Workers' fight to save a paper mill in Temiscaming, Que., is now the subject of an upcoming book
Tembec was founded in 1973 when the the town’s mill nearly shut down
In the summer of 1973, workers and local managers at a paper mill in Temiscaming, Que., about 45 minutes from North Bay, took to the streets when an American conglomerate, was about to shut down the mill.
The workers and managers took a pay cut to collectively purchase the mill from the International Paper Company, and saved the town's largest employer.
That protest made national headlines and became the subject of the 1975 National Film Board of Canada documentary, Temiscaming, Québec.
Now, a history professor at Laurentian University is working with two of his students to write and publish a new book about Tembec, the pulp and paper company those workers formed in the early 1970s.
"It was a different company.
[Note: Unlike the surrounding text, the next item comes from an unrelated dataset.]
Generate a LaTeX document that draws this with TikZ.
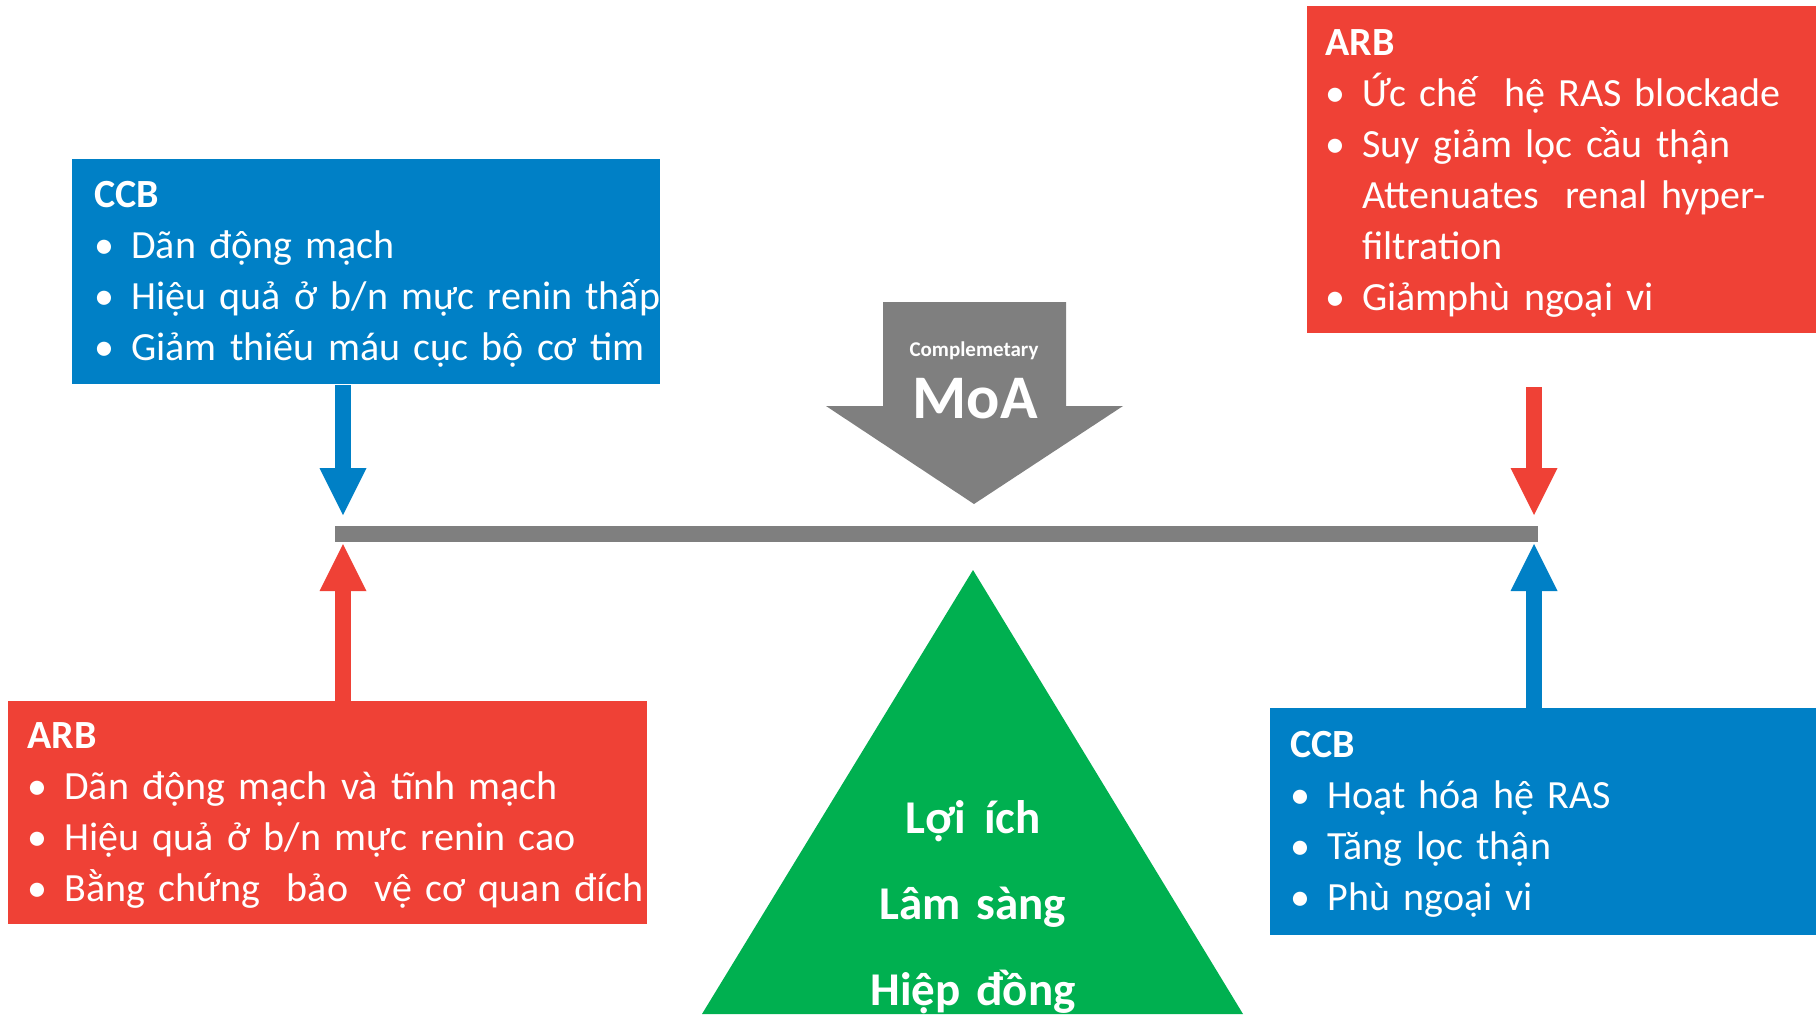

The model that they used from the get-go was to involve everybody in the management," said Mark Kulhberg.
"This is rare in Canada for mill workers to be part of the management team."
Tembec went on to have other operations in northern Ontario as well, in Kapuskasking, Chapleau and Smooth Rock Falls.
Kuhlberg said the Tembec story holds a "nugget of wisdom" for present-day northern Ontario.
"So many communities are dealing with the challenge of their industry shutting down in places like Temiscaming or Kapuskasing," he said.
"Kapuskasing has a mill that Tembec took over in the 1990s and it's still up and running. But other towns like Smooth Rock Falls that Tembec had a mill in, lost their mills. And what do you do in a one industry town when you lose that employer?"
Kuhlberg has recruited two of his undergraduate students – Sarah Gould and Fiona Symington – to help with the book.
"We had some financial difficulties at Laurentian and we lost our masters program," he said of the history department.
"I'm working with undergraduate students now and it's been really successful."
Symington said she didn't expect to help to research a book as an undergraduate student.
"At first, I was worried that I was maybe not experienced enough because I wasn't in my master's. Like, this is typically something you would see graduate students doing. But through the support and encouragement of Dr. Kuhlberg and Sarah, I've realized that I am more than capable."
Gould said she wasn't familiar with Tembec when she first joined the project, but found the story enlightening.
"When the employees were able to band together and buy the mill, it turned out quite successfully. It was just interesting to me because of how well it all turned out."
"Like everyone else, I like the underdog story," she said.